▶ _Given data_

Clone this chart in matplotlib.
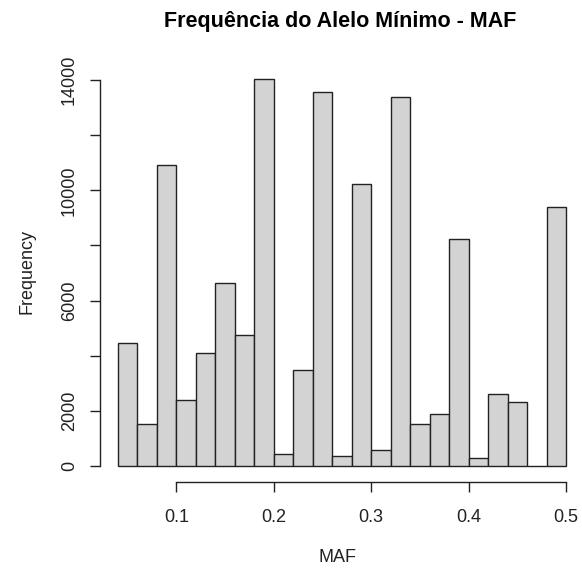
import matplotlib
matplotlib.use("Agg")
import matplotlib.pyplot as plt
import numpy as np

plt.rcParams.update({
    "font.family": ["Liberation Sans", "DejaVu Sans"],
    "font.size": 13,
})

# histogram bins (MAF) and counts
bin_edges = np.round(np.arange(0.04, 0.5001, 0.02), 2)
counts = [4450, 1520, 10920, 2380, 4090, 6630, 4740, 14040, 450, 3470,
          13550, 360, 10220, 580, 13390, 1510, 1900, 8240, 290, 2600,
          2310, 0, 9400]
x_ticks = [0.1, 0.2, 0.3, 0.4, 0.5]
y_ticks = [0, 2000, 4000, 6000, 8000, 10000, 12000, 14000]
y_labels = ["0", "2000", "", "6000", "", "10000", "", "14000"]

W, H = 582, 576
fig = plt.figure(figsize=(W / 100, H / 100), dpi=100)
ax = fig.add_axes([100 / W, (H - 481.5) / H, 484 / W, 418 / H])

ax.bar(bin_edges[:-1], counts, width=np.diff(bin_edges), align="edge",
       color="#D3D3D3", edgecolor="#222222", linewidth=1.0)

# R-style 4% padding
xr = bin_edges[-1] - bin_edges[0]
ax.set_xlim(bin_edges[0] - 0.04 * xr, bin_edges[-1] + 0.04 * xr)
ymax = max(counts)
ax.set_ylim(-0.04 * ymax, 1.04 * ymax)

for s in ["top", "right"]:
    ax.spines[s].set_visible(False)
ax.spines["left"].set_bounds(0, 14000)
ax.spines["bottom"].set_bounds(0.1, 0.5)
for s in ["left", "bottom"]:
    ax.spines[s].set_color("#222222")
    ax.spines[s].set_linewidth(1.0)

ax.set_xticks(x_ticks)
ax.set_xticklabels([f"{v:.1f}" for v in x_ticks])
ax.set_yticks(y_ticks)
ax.set_yticklabels(y_labels, rotation=90, va="center")
ax.tick_params(axis="both", length=7, width=1.0, color="#222222",
               labelsize=13, labelcolor="#222222", pad=9)
ax.tick_params(axis="x", pad=13)

fig.text(340 / W, 1 - 21 / H, "Frequência do Alelo Mínimo - MAF",
         ha="center", va="center", fontsize=15.5, fontweight="bold")
fig.text(337 / W, 1 - 557 / H, "MAF", ha="center", va="center",
         fontsize=13, color="#222222")
fig.text(27 / W, 1 - 272 / H, "Frequency", ha="center", va="center",
         rotation=90, fontsize=13, color="#222222")

fig.savefig("out.png", dpi=100)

▶ _What you will do_
Starting with the first line of the data above and ending with the line containing "ax = fig.add_axes([100", please restate every line exactly, leaving images out.

▶ _Answer to this problem_
Clone this chart in matplotlib.
import matplotlib
matplotlib.use("Agg")
import matplotlib.pyplot as plt
import numpy as np

plt.rcParams.update({
    "font.family": ["Liberation Sans", "DejaVu Sans"],
    "font.size": 13,
})

# histogram bins (MAF) and counts
bin_edges = np.round(np.arange(0.04, 0.5001, 0.02), 2)
counts = [4450, 1520, 10920, 2380, 4090, 6630, 4740, 14040, 450, 3470,
          13550, 360, 10220, 580, 13390, 1510, 1900, 8240, 290, 2600,
          2310, 0, 9400]
x_ticks = [0.1, 0.2, 0.3, 0.4, 0.5]
y_ticks = [0, 2000, 4000, 6000, 8000, 10000, 12000, 14000]
y_labels = ["0", "2000", "", "6000", "", "10000", "", "14000"]

W, H = 582, 576
fig = plt.figure(figsize=(W / 100, H / 100), dpi=100)
ax = fig.add_axes([100 / W, (H - 481.5) / H, 484 / W, 418 / H])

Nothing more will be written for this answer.